Before that, during my years freelancing, ePAM systems tried to bring me there on a very competitive package, comparable to what I had in Canada.

When the talk came to taxes, I just got that "don't worry, we have good tax consultants," and then when I persisted on getting to know how it all is gonna work, I was told of a dizzyingly complex scheme where they were to setup 2 companies on my behalf and "lease intellectual property" from one, while I would've been getting near zero interest loan from another, owning a stake in it.

After hearing that, I firmly changed my mind.

My advice to Eastern European taxmen would be to stop disguising tax as welfare charges. Plainly admit that the net tax rate closes on to 40%, and work from there.


> I researched Bulgarian market when we were looking for a place to open an EU branch.

Which EU country did you end up choosing, if you don't mind me asking? Or, at least, what were the top three / five?


Germany, as one of our C-levels was German. Despite of all taxes, bureaucracy, scarce microelectronics talent. All that wasn't as important as the ease of initial setup.

For top five, those were your expected Eastern European countries strong in programming: Poland, Czechia, Slovakia, Bulgaria. In the end, purely going there for tax advantage didn't worth the effort. We calculated that net difference for an office of 5~7 people was no more than 17% as long as we repatriated the revenue. All our senior staff has contracts with fixed net income exactly because we expected that they will be moving around a lot. Were they to receive their net salary in Bulgaria as regular salaried employees, their net tax would be approaching 50%. There, we would be clearly not gaining much over Germany, even if we were to include corporate tax into calculation.


Cyrillic is not that hard. I learned basic reading Cyrillic from traffic signs while transiting Bulgaria, Serbia and Macedonia, over the course of two days.


I have found from the opposite way that the English alphabet is not so dissimilar to the Cyrillic. Once you get past that a bectop is a vector, and everything is nearly the same. I find there is a vitality in the region that I cannot find anywhere else, but it feels like living when I am there.

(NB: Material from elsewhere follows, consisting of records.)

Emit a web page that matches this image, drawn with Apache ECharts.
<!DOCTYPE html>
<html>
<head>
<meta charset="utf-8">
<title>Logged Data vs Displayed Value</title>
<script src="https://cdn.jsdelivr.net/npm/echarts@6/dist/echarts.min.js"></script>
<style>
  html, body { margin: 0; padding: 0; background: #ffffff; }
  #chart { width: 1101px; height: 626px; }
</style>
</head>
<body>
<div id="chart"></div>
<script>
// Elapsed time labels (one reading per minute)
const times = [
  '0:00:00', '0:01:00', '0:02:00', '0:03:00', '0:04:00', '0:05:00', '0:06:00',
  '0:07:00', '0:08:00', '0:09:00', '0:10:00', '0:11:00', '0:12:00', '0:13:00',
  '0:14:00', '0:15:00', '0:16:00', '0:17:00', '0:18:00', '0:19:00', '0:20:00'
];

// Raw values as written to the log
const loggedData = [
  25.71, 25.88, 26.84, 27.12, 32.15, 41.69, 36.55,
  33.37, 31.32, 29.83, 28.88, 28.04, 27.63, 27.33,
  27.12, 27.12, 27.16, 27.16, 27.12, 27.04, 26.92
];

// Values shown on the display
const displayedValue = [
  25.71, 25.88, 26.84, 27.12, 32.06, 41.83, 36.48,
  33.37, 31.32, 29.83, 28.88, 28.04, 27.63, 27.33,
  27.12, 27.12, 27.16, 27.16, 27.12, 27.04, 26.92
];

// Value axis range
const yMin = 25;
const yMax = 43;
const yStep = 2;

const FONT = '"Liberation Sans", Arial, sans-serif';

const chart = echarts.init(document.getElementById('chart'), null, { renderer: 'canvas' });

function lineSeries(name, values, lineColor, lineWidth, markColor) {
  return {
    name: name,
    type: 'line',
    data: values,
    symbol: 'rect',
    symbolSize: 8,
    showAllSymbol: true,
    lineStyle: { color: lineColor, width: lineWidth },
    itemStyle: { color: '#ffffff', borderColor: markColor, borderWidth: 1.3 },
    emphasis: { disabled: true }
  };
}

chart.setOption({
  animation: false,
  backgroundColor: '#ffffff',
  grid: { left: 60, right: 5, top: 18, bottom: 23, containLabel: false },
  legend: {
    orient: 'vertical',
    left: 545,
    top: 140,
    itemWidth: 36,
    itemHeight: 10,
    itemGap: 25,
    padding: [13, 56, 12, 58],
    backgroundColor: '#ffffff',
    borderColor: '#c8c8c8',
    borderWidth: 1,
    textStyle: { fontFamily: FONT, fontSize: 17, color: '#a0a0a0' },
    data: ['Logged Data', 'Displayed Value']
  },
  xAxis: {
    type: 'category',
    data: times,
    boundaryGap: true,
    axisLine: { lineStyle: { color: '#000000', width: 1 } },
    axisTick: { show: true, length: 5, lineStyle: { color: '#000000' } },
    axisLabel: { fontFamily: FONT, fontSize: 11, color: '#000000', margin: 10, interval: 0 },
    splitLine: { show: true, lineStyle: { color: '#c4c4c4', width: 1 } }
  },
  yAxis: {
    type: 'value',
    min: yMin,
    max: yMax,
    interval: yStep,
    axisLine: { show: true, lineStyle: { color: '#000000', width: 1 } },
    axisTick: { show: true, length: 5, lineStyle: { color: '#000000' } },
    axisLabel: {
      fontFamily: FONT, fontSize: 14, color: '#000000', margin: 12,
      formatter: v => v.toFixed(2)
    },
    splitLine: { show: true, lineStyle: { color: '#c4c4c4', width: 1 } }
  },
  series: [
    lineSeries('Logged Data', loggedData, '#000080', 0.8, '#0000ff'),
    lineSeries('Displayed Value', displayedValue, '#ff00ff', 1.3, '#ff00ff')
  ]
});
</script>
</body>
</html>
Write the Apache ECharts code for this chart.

I have been to many countries in the region and they all feel close to home.


> bectop is a vector

BEKTOP (K everywhere where you’re used to C) just like the use of B,K,P in modern Greek, e.g. coma is κώμα rho is ῥῶ, B, βήτα (beta character) is pronounced "vita."


If you know Greek alphabet already (which many people do from math & science, or heck, even Greek societies in the USA), looking the shapes of the capital letters in it gets you almost all the way to explaining the differences between Latin and Cyrillic, since Greek is the common ancestor of both.


> I find there is a vitality in the region that I cannot find anywhere else

> I have been to many countries in the region and they all feel close to home.

That was my feeling, as well. I felt much more at home in the Balkans than I felt living in the UK, even without knowing the language.


Street dogs (and cats) are not a problem. They roam around happily and cause no trouble outside of perhaps being "barky" at times. Additionally, getting around knowing only English is super easy. Not knowing Bulgarian is a non issue especially in the bigger towns.

Source. I literally just petted a street dog in Sofia 3 hours ago. I'm a Canadian who moved to BG from Vancouver Canada for a better life. I love it here.


The water was pretty fantastic though, I'll admit. Particularly after coming from Poland, with its gritty, hard water that turns all of your surfaces brown with iron rust or white with calcium deposits.


Out of curiosity, what does a Canadian work in Bulgaria?